The Palacio Real de la Granja de San Ildefonso was built by the reluctant first Bourbon king of Spain, Felipe V, no doubt homesick for the luxuries of Versailles. Its glories are the mountain setting and the extravagant wooded grounds and gardens, but it’s also worth casting an eye over the palace. Though destroyed in parts and damaged throughout by a fire in 1918, much has been well restored and is home to a superlative collection of sixteenth-century tapestries, one of the most valuable in the world. Everything is furnished in plush French imperial style, but it’s almost all of Spanish origin; the majority of the huge chandeliers, for example, were made in the glass factory in the village of San Ildefonso (Tues–Fri 10am–3pm, Sat 10am–6pm, Sun & hols 10am–3pm; €4; wfcnv.es). Here you can visit an exhibition on the history of the craft and still see the glass being blown and decorated in the traditional manner.
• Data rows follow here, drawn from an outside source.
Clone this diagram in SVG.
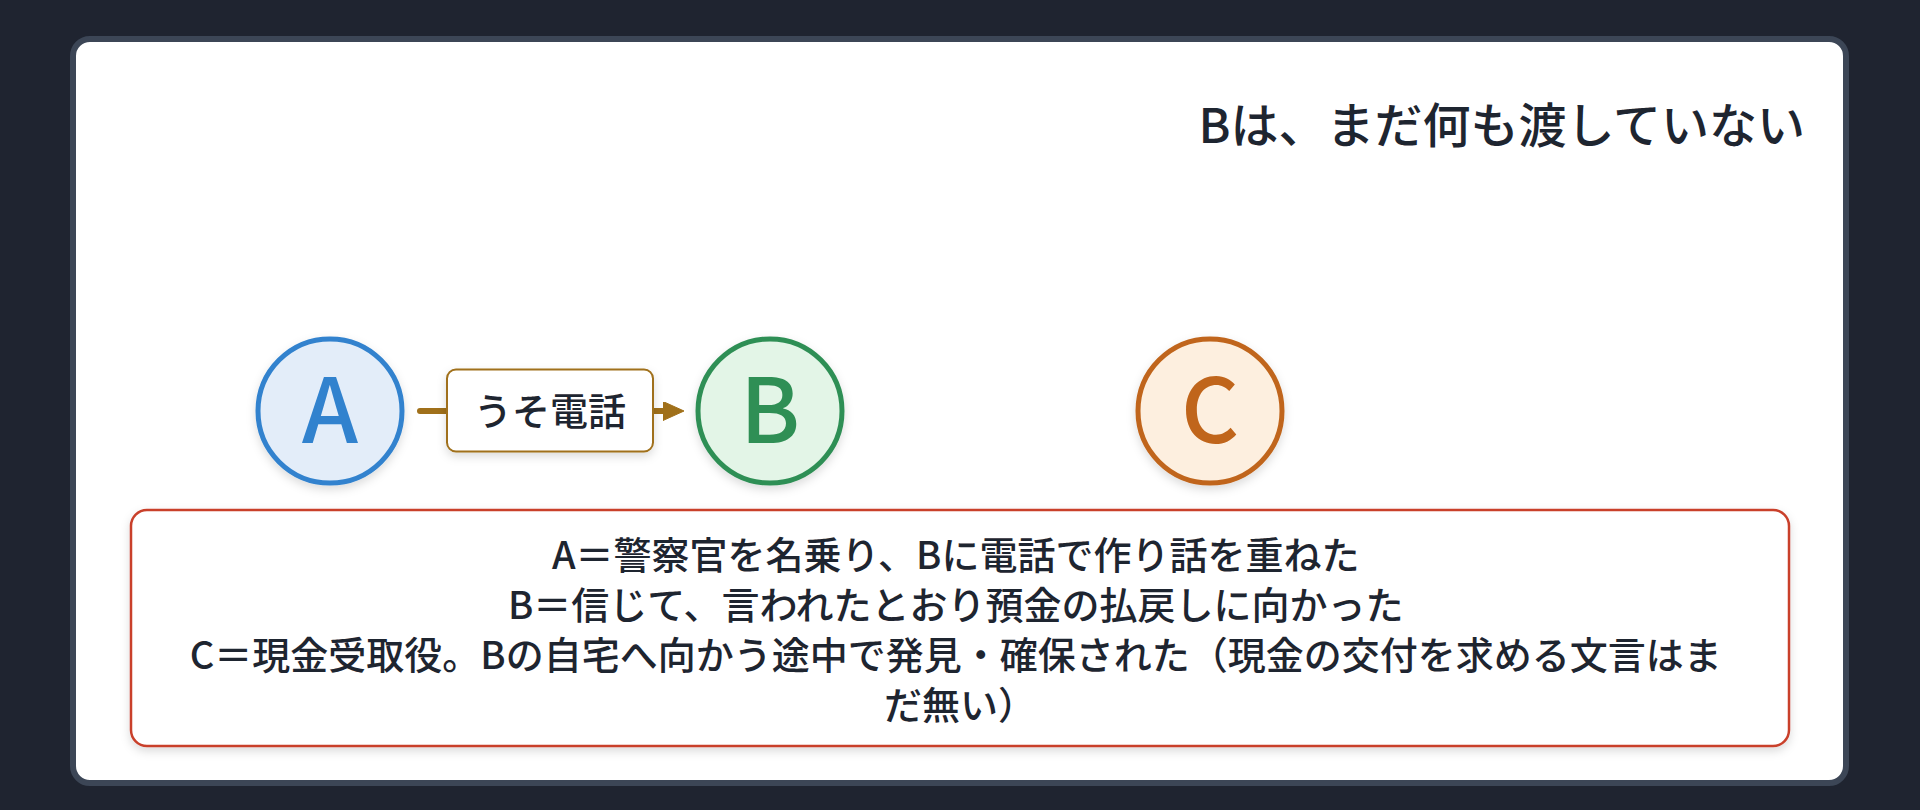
<svg xmlns="http://www.w3.org/2000/svg" width="1920" height="810" viewBox="0 0 1920 810">
  <style>
    .t { font-family: "Noto Sans CJK JP", "Noto Sans", sans-serif; font-weight: 500; fill: #1e2530; }
    .letter { font-family: "Noto Sans CJK JP", "Noto Sans", sans-serif; font-weight: 500; font-size: 90px; text-anchor: middle; }
    .node { stroke-width: 5; }
  </style>
  <defs>
    <filter id="sh" x="-30%" y="-30%" width="160%" height="170%">
      <feDropShadow dx="0" dy="4" stdDeviation="5" flood-color="#000000" flood-opacity="0.14"/>
    </filter>
    <marker id="arr" markerUnits="userSpaceOnUse" markerWidth="22" markerHeight="20" refX="7" refY="9.5" orient="auto">
      <path d="M0,0 L21,9.5 L0,19 Z" fill="#a0701a" stroke="#a0701a" stroke-width="1" stroke-linejoin="round"/>
    </marker>
  </defs>

  <rect x="0" y="0" width="1920" height="810" fill="#1f2430"/>
  <rect id="card" x="73" y="39" width="1773" height="744" rx="17" fill="#ffffff" stroke="#3c4656" stroke-width="6"/>

  <text id="title" class="t" x="1805" y="143" font-size="48" text-anchor="end">Bは、まだ何も渡していない</text>

  <g id="connectors">
    <path d="M420,411 L670,411" fill="none" stroke="#a0701a" stroke-width="6" stroke-linecap="round" marker-end="url(#arr)"/>
  </g>

  <g id="label-usodenwa">
    <rect x="447" y="369.5" width="206" height="82" rx="9" fill="#ffffff" stroke="#a0701a" stroke-width="2" filter="url(#sh)"/>
    <text class="t" x="550" y="425" font-size="38" text-anchor="middle">うそ電話</text>
  </g>

  <g id="node-A">
    <circle class="node" cx="330" cy="411" r="72" fill="#e3edf9" stroke="#3182ce" filter="url(#sh)"/>
    <text class="letter" x="330" y="443" fill="#3182ce">A</text>
  </g>

  <g id="node-B">
    <circle class="node" cx="770" cy="411" r="72" fill="#e3f5e7" stroke="#2f8f55" filter="url(#sh)"/>
    <text class="letter" x="770" y="443" fill="#2f8f55">B</text>
  </g>

  <g id="node-C">
    <circle class="node" cx="1210" cy="411" r="72" fill="#fdefdf" stroke="#c0651b" filter="url(#sh)"/>
    <text class="letter" x="1210" y="443" fill="#c0651b">C</text>
  </g>

  <g id="note">
    <rect x="131" y="510" width="1658" height="236" rx="16" fill="#ffffff" stroke="#c9402c" stroke-width="2.5" filter="url(#sh)"/>
    <text class="t" font-size="38" text-anchor="middle">
      <tspan x="960" y="569">A＝警察官を名乗り、Bに電話で作り話を重ねた</tspan>
      <tspan x="960" y="619">B＝信じて、言われたとおり預金の払戻しに向かった</tspan>
      <tspan x="960" y="669">C＝現金受取役。Bの自宅へ向かう途中で発見・確保された（現金の交付を求める文言はま</tspan>
      <tspan x="960" y="719">だ無い）</tspan>
    </text>
  </g>
</svg>
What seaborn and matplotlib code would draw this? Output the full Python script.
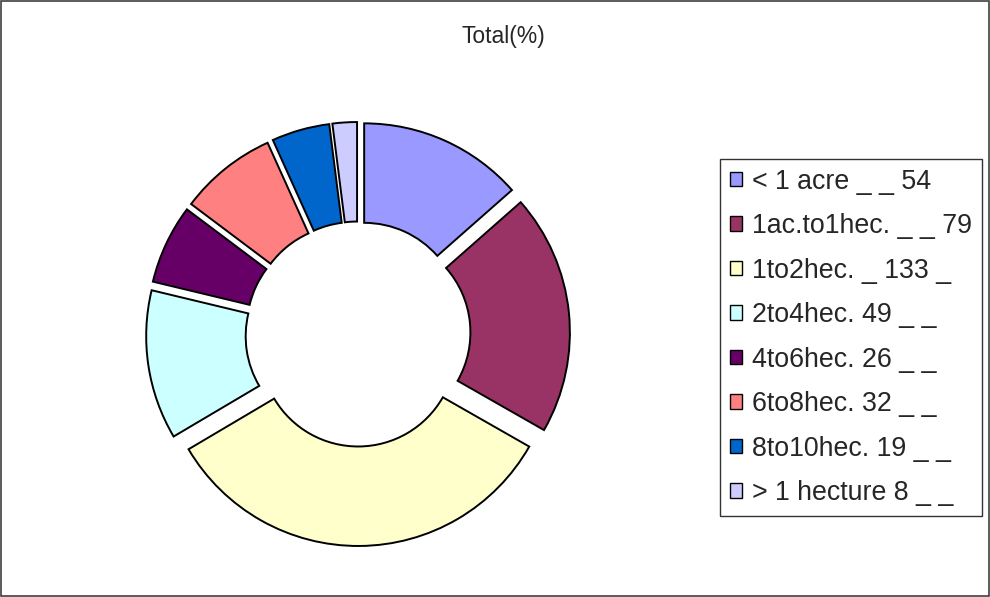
import matplotlib
matplotlib.use("Agg")
import matplotlib.pyplot as plt
from matplotlib.patches import Rectangle, Patch
import seaborn as sns

labels = ["< 1 acre _ _ 54", "1ac.to1hec. _ _ 79", "1to2hec. _ 133 _", "2to4hec. 49 _ _",
          "4to6hec. 26 _ _", "6to8hec. 32 _ _", "8to10hec. 19 _ _", "> 1 hecture 8 _ _"]
values = [54, 79, 133, 49, 26, 32, 19, 8]
colors = ["#9999FF", "#993366", "#FFFFCC", "#CCFFFF", "#660066", "#FF8080", "#0066CC", "#CCCCFF"]

sns.set_theme(style="white")
plt.rcParams["font.family"] = ["Liberation Sans", "DejaVu Sans"]

W, H = 990, 597
fig = plt.figure(figsize=(W / 100, H / 100), dpi=100)
fig.patch.set_facecolor("white")
fig.patches.append(Rectangle((0.001, 0.001), 0.998, 0.997, transform=fig.transFigure,
                             fill=False, edgecolor="#404040", linewidth=1.2))

# doughnut: centre (358, 334) px, outer radius 197 px
cx, cy, R = 358, 334, 197
half = 220
ax = fig.add_axes([(cx - half) / W, (H - cy - half) / H, 2 * half / W, 2 * half / H])
ax.pie(values, colors=colors, startangle=90, counterclock=False,
       explode=[0.076] * len(values), radius=1.0,
       wedgeprops=dict(width=0.505, edgecolor="black", linewidth=1.4))
lim = half / R
ax.set_xlim(-lim, lim)
ax.set_ylim(-lim, lim)
ax.set_aspect("equal")
ax.axis("off")

fig.text(503 / W, 1 - 37 / H, "Total(%)", ha="center", va="center", fontsize=16.5)

handles = [Patch(facecolor=c, edgecolor="black", linewidth=1.0) for c in colors]
leg = fig.legend(handles, labels, loc="upper left", bbox_to_anchor=(720 / W, 1 - 159 / H),
                 fontsize=19.3, frameon=True, fancybox=False, handlelength=0.45, handleheight=0.45,
                 handletextpad=0.4, labelspacing=0.69, borderpad=0.36, borderaxespad=0)
leg.get_frame().set_edgecolor("black")
leg.get_frame().set_linewidth(1.0)

fig.savefig("out.png", dpi=100)
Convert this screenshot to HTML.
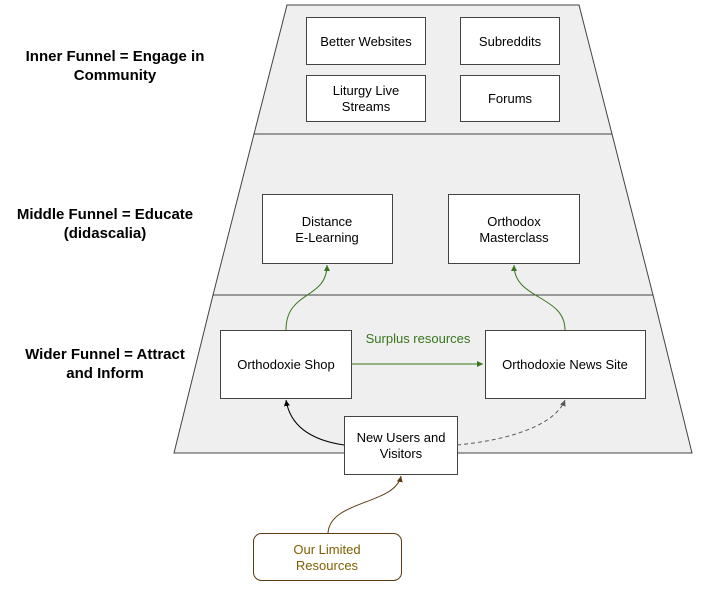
<!DOCTYPE html>
<html><head><meta charset="utf-8"><style>
html,body{margin:0;padding:0;background:#fff;}
svg{display:block;font-family:"Liberation Sans",sans-serif;}
</style></head><body>
<svg width="711" height="592" viewBox="0 0 711 592" xmlns="http://www.w3.org/2000/svg">
<defs>
<marker id="ag" markerWidth="8" markerHeight="8" refX="6" refY="3" orient="auto" markerUnits="userSpaceOnUse"><path d="M0,0 L6,3 L0,6 z" fill="#38761d"/></marker>
<marker id="ak" markerWidth="8" markerHeight="8" refX="6" refY="3" orient="auto" markerUnits="userSpaceOnUse"><path d="M0,0 L6,3 L0,6 z" fill="#000"/></marker>
<marker id="ad" markerWidth="8" markerHeight="8" refX="6" refY="3" orient="auto" markerUnits="userSpaceOnUse"><path d="M0,0 L6,3 L0,6 z" fill="#595959"/></marker>
<marker id="ab" markerWidth="8" markerHeight="8" refX="6" refY="3" orient="auto" markerUnits="userSpaceOnUse"><path d="M0,0 L6,3 L0,6 z" fill="#5b3a12"/></marker>
</defs>
<g fill="#efefef" stroke="#434343" stroke-width="1">
<polygon points="287,5 579,5 612,134 254,134"/>
<polygon points="254,134 612,134 653,295 213,295"/>
<polygon points="213,295 653,295 692,453 174,453"/>
</g>
<g font-weight="bold" font-size="15" fill="#000" text-anchor="middle">
<text x="115" y="61">Inner Funnel = Engage in</text>
<text x="115" y="80">Community</text>
<text x="105" y="219">Middle Funnel = Educate</text>
<text x="105" y="238">(didascalia)</text>
<text x="105" y="359">Wider Funnel = Attract</text>
<text x="105" y="378">and Inform</text>
</g>
<g fill="#fff" stroke="#434343">
<rect x="306.5" y="17.5" width="119" height="47"/>
<rect x="460.5" y="17.5" width="99" height="47"/>
<rect x="306.5" y="75.5" width="119" height="46"/>
<rect x="460.5" y="75.5" width="99" height="46"/>
<rect x="262.5" y="194.5" width="130" height="69"/>
<rect x="448.5" y="194.5" width="131" height="69"/>
<rect x="220.5" y="330.5" width="131" height="68"/>
<rect x="485.5" y="330.5" width="160" height="68"/>
<rect x="344.5" y="416.5" width="113" height="58"/>
</g>
<rect x="253.5" y="533.5" width="148" height="47" rx="8" fill="#fff" stroke="#5b3a12"/>
<g font-size="13" fill="#000" text-anchor="middle">
<text x="366" y="46">Better Websites</text>
<text x="510" y="46">Subreddits</text>
<text x="366" y="95">Liturgy Live</text>
<text x="366" y="111">Streams</text>
<text x="510" y="103">Forums</text>
<text x="327" y="226">Distance</text>
<text x="327" y="242">E-Learning</text>
<text x="514" y="226">Orthodox</text>
<text x="514" y="242">Masterclass</text>
<text x="286" y="369">Orthodoxie Shop</text>
<text x="565" y="369">Orthodoxie News Site</text>
<text x="401" y="442">New Users and</text>
<text x="401" y="458">Visitors</text>
<text x="327" y="554" fill="#7f6000">Our Limited</text>
<text x="327" y="570" fill="#7f6000">Resources</text>
<text x="418" y="343" fill="#38761d">Surplus resources</text>
</g>
<g fill="none">
<path d="M286,330 C286,290 327,300 327,265" stroke="#38761d" marker-end="url(#ag)"/>
<path d="M565,330 C565,295 514,300 514,265" stroke="#38761d" marker-end="url(#ag)"/>
<path d="M351,364 L483,364" stroke="#38761d" marker-end="url(#ag)"/>
<path d="M344,445 C310,440 290,425 286,400" stroke="#000" marker-end="url(#ak)"/>
<path d="M457,445 C510,440 555,425 565,400" stroke="#595959" stroke-dasharray="4,3" marker-end="url(#ad)"/>
<path d="M328,533 C330,500 395,505 401,476" stroke="#5b3a12" marker-end="url(#ab)"/>
</g>
</svg>
</body></html>
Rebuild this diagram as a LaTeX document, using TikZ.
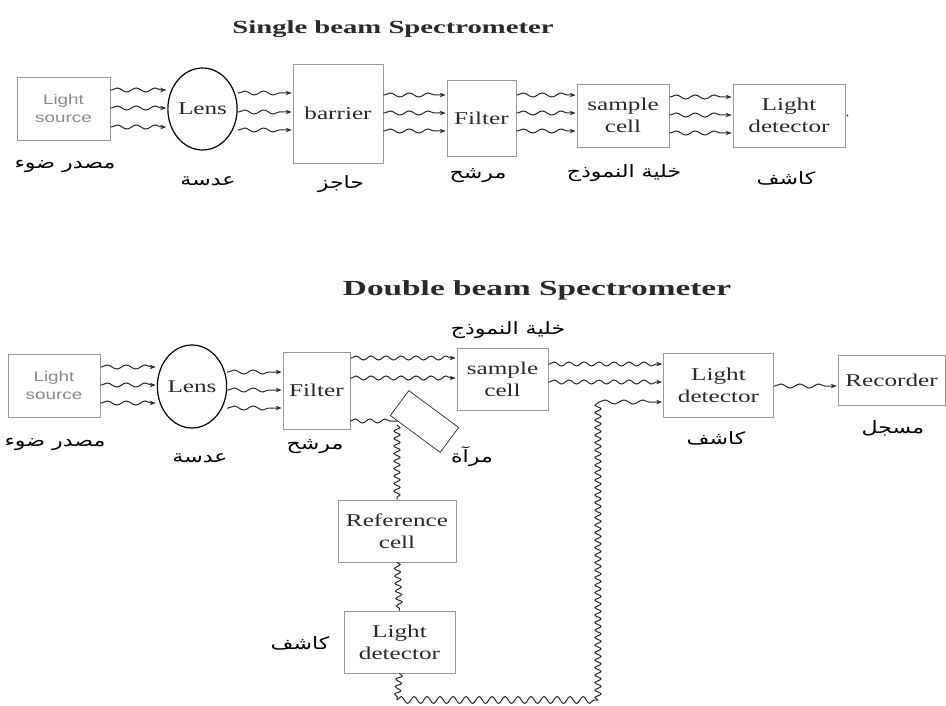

The highlight of the gardens is its series of fountains, which culminates in the fifteen-metre-high jet of La Fama. They’re fantastic and really not to be missed, which means timing your visit for 5.30pm on Wednesdays, weekends and holidays (€3.40) when some are switched on (they may not be switched on during periods of water shortage, so it’s best to check on t921 470 019 or the website beforehand). Only on three saints’ days in the year – normally May 30 (San Fernando), July 25 (Santiago) and August 25 (San Luís) – are all of the fountains set to work, with accompanying crowds to watch. The enormous monumental fountain known as the Baños de Diana operates on Saturday nights in summer (10.30–11.30pm July 17–Sept 4; 1€) and is illuminated together with the palace facade.